Code that draws figures
+ + + +

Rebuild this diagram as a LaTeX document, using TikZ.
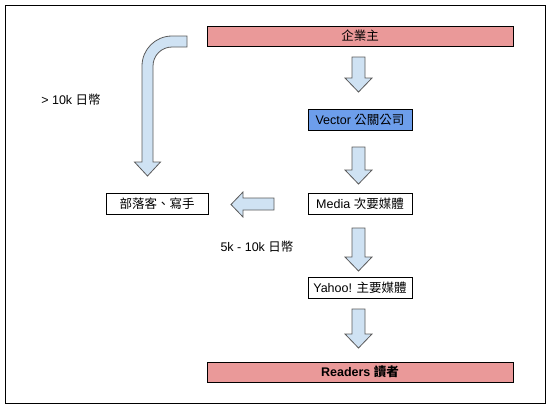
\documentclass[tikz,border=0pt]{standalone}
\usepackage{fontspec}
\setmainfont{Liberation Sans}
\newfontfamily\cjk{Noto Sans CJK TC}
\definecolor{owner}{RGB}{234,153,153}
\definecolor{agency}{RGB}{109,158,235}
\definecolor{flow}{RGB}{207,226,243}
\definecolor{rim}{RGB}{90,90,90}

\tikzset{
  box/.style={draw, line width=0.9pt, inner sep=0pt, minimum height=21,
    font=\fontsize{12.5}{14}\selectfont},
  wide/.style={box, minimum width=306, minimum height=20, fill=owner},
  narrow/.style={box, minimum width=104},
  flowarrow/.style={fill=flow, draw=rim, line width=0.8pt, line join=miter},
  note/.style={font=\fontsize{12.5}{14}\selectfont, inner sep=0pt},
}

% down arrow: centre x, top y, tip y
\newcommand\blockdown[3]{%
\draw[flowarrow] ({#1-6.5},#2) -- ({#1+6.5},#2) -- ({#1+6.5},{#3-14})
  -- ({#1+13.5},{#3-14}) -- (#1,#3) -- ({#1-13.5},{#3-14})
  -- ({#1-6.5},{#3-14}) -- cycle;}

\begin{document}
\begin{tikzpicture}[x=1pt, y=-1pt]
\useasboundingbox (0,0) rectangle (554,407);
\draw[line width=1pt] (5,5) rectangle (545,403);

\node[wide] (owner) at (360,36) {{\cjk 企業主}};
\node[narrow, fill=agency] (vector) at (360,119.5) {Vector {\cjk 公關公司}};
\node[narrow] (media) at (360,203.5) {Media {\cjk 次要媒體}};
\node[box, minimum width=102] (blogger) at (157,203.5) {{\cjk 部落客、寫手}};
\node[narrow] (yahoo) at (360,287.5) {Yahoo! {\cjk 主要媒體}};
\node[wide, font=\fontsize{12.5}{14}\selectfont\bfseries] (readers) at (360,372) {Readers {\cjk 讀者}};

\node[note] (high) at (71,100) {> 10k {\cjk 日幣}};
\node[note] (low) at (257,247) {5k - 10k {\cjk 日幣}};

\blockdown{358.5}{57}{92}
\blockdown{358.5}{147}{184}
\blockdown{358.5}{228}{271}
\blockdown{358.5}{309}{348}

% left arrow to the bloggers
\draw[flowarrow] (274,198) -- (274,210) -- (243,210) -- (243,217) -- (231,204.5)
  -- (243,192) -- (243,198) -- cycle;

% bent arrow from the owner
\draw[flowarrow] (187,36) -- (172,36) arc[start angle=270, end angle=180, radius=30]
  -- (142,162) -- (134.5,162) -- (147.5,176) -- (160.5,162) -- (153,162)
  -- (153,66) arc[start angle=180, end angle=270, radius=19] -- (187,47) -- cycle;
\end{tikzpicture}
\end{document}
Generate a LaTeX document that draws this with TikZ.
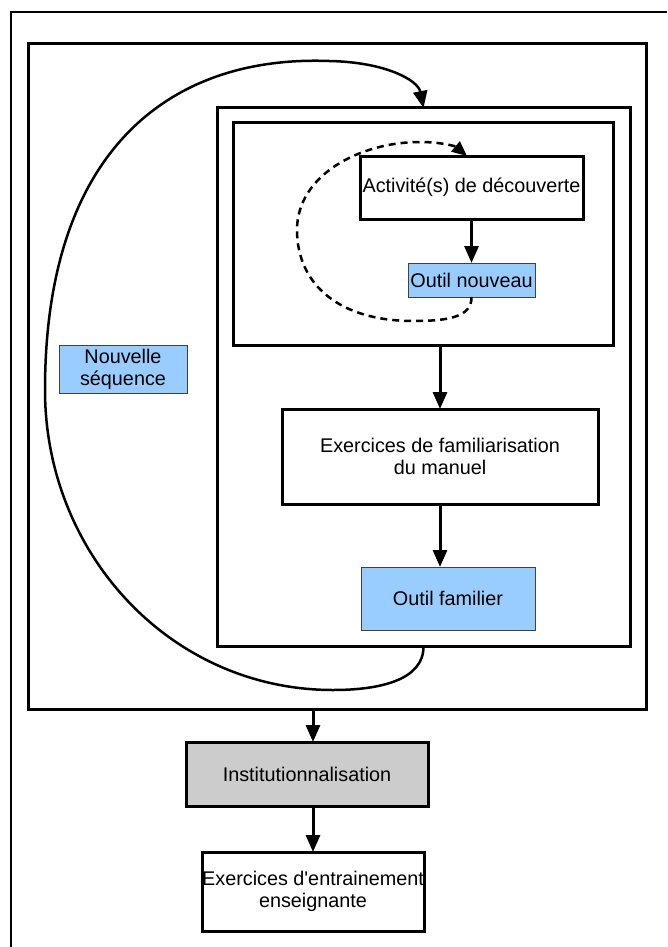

+ + + +

● WHAT THIS TASK INVOLVES
Set down the records in full and exactly. Do not carry over any image.

● ANSWER TO THE EXERCISE
Rebuild this diagram as a LaTeX document, using TikZ.
\documentclass[tikz,border=0pt]{standalone}
\usepackage{fontspec}
\setmainfont{Liberation Sans}
\newfontfamily\cjk{Noto Sans CJK TC}
\definecolor{owner}{RGB}{234,153,153}
\definecolor{agency}{RGB}{109,158,235}
\definecolor{flow}{RGB}{207,226,243}
\definecolor{rim}{RGB}{90,90,90}

\tikzset{
  box/.style={draw, line width=0.9pt, inner sep=0pt, minimum height=21,
    font=\fontsize{12.5}{14}\selectfont},
  wide/.style={box, minimum width=306, minimum height=20, fill=owner},
  narrow/.style={box, minimum width=104},
  flowarrow/.style={fill=flow, draw=rim, line width=0.8pt, line join=miter},
  note/.style={font=\fontsize{12.5}{14}\selectfont, inner sep=0pt},
}

% down arrow: centre x, top y, tip y
\newcommand\blockdown[3]{%
\draw[flowarrow] ({#1-6.5},#2) -- ({#1+6.5},#2) -- ({#1+6.5},{#3-14})
  -- ({#1+13.5},{#3-14}) -- (#1,#3) -- ({#1-13.5},{#3-14})
  -- ({#1-6.5},{#3-14}) -- cycle;}

\begin{document}
\begin{tikzpicture}[x=1pt, y=-1pt]
\useasboundingbox (0,0) rectangle (554,407);
\draw[line width=1pt] (5,5) rectangle (545,403);

\node[wide] (owner) at (360,36) {{\cjk 企業主}};
\node[narrow, fill=agency] (vector) at (360,119.5) {Vector {\cjk 公關公司}};
\node[narrow] (media) at (360,203.5) {Media {\cjk 次要媒體}};
\node[box, minimum width=102] (blogger) at (157,203.5) {{\cjk 部落客、寫手}};
\node[narrow] (yahoo) at (360,287.5) {Yahoo! {\cjk 主要媒體}};
\node[wide, font=\fontsize{12.5}{14}\selectfont\bfseries] (readers) at (360,372) {Readers {\cjk 讀者}};

\node[note] (high) at (71,100) {> 10k {\cjk 日幣}};
\node[note] (low) at (257,247) {5k - 10k {\cjk 日幣}};

\blockdown{358.5}{57}{92}
\blockdown{358.5}{147}{184}
\blockdown{358.5}{228}{271}
\blockdown{358.5}{309}{348}

% left arrow to the bloggers
\draw[flowarrow] (274,198) -- (274,210) -- (243,210) -- (243,217) -- (231,204.5)
  -- (243,192) -- (243,198) -- cycle;

% bent arrow from the owner
\draw[flowarrow] (187,36) -- (172,36) arc[start angle=270, end angle=180, radius=30]
  -- (142,162) -- (134.5,162) -- (147.5,176) -- (160.5,162) -- (153,162)
  -- (153,66) arc[start angle=180, end angle=270, radius=19] -- (187,47) -- cycle;
\end{tikzpicture}
\end{document}
Generate a LaTeX document that draws this with TikZ.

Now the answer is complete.